My work is an improvisational response to the surface over time until the painting ends and the viewer brings their own dialogue. Opposing themes of dissolution, harmony , restraint and freedom filter through the work.
Many painters old and new continue to affect my work in small and large ways including Frank Auerbach, Mark Rothko , Gerhardt Richter, Joan Mitchell, Cy Twomly , Lillian Tomasco and Stuart Shils
Maddie Cahill-Byrne
Maddie Cahill Byrne is an artist from Dunmore East Co. Waterford, now residing in Waterford City. They are 23 and a recent graduate from SETU Visual Arts course with a First Class Honours Degree, and Currently working from Garter Lane artist studios. They work primarily with drawings and paintings collaged together digitally; and occasionally animated. Their work usually relates to nature and natural imagery, clashing with retro technology and metaphysical imagery to create disjointed otherly worlds. frogbainne.neocities.org/ www.instagram.com/frogbainne/
“ The Pod ‘Orcastrated Creation’ ”
This piece of work takes place in a not too distant future, where after humanity’s fall from grace, humans are no longer the dominant species on earth, there is no one dominant species any longer. However while humans are still around (in small numbers, and must have assistance in growing chambers) they are not necessarily disliked. In this piece a human has been adopted by a pod of orcas, who have raised the human as one of their own, and has adapted to communicate in the dialect of the pod.
Marcella Meagher
Marcella Meagher is a self-taught painter. Working in oils on linen and board, using the highest quality materials and a limited palette, Meagher’s subject matter is wide-ranging. Landscape, still life, portraiture – human and animal – are all imbued with the light and form that is representative of the rich visual language she has developed as a response to the world she sees around her.
The Three Friends
Three beautiful mackerel swimming together, not a care in the world are suddenly taken from their natural environment and left on the side of a harbour wall. Looking at this image and my response as a visual artist is of course the narrative around these unfortunate fish, do they wonder what has happened, been together and touching each other gives comfort as it is all in their dead eyes.

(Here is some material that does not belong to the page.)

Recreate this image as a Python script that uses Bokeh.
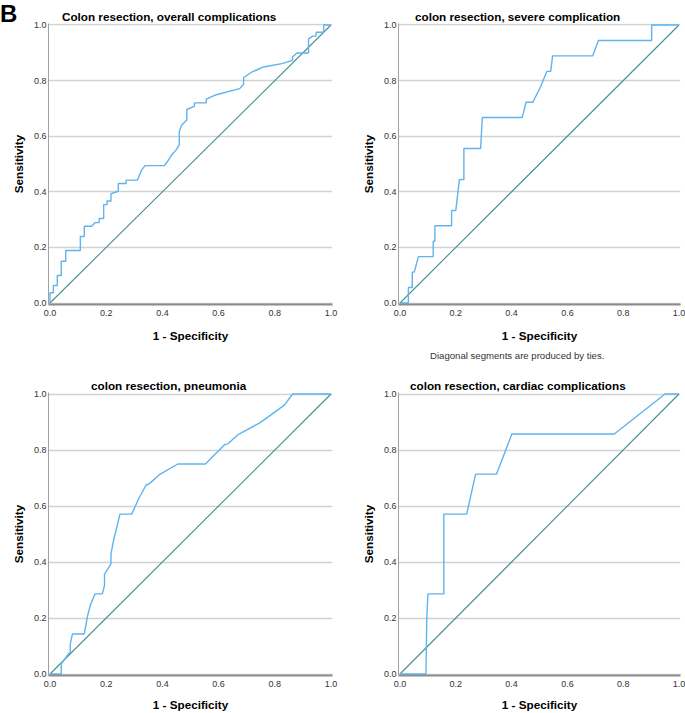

The subject is painted from a photo reference, the medium is oil, surface is canvas. The use of a soft fan brush leaves wonderful brush marks, this is important to me as I am not recreating a photograph but a painting.
Rachel Roberts
My name is Rachel Roberts, and I am 25 years old. I am a recent graduate of SETU Waterford with a BA Hons degree in Visual Art. I am a Waterford based artist and a studio artist in Garter Lane. My primary mediums are photography and painting. My artistic practice revolves around a visual exploration of the intangible realms of memory, dreams, time, and identity. These themes have always held a profound sway over my creative process, compelling me to delve deep into the intricate tapestry of our complex inner worlds.
https://www.instagram.com/rachelrobertsartist/?hl=en
Untitled
This piece is the first in the series of portraits I am undertaking. As an emerging artist, I am surrounded by fellow artists, and I am very fortunate to call them my friends. I am a huge admirer of their creative endeavours and I wanted to mark this time in their careers before they hit the big time. This series of portraits are composed of both photographs and a painting from life that are done in one or two sittings. This piece depicts Maddie, their work is also on display in the exhibition. I wanted this body of work to be a character study, contrasting both mediums of paint and photography to try capture a sense of the person.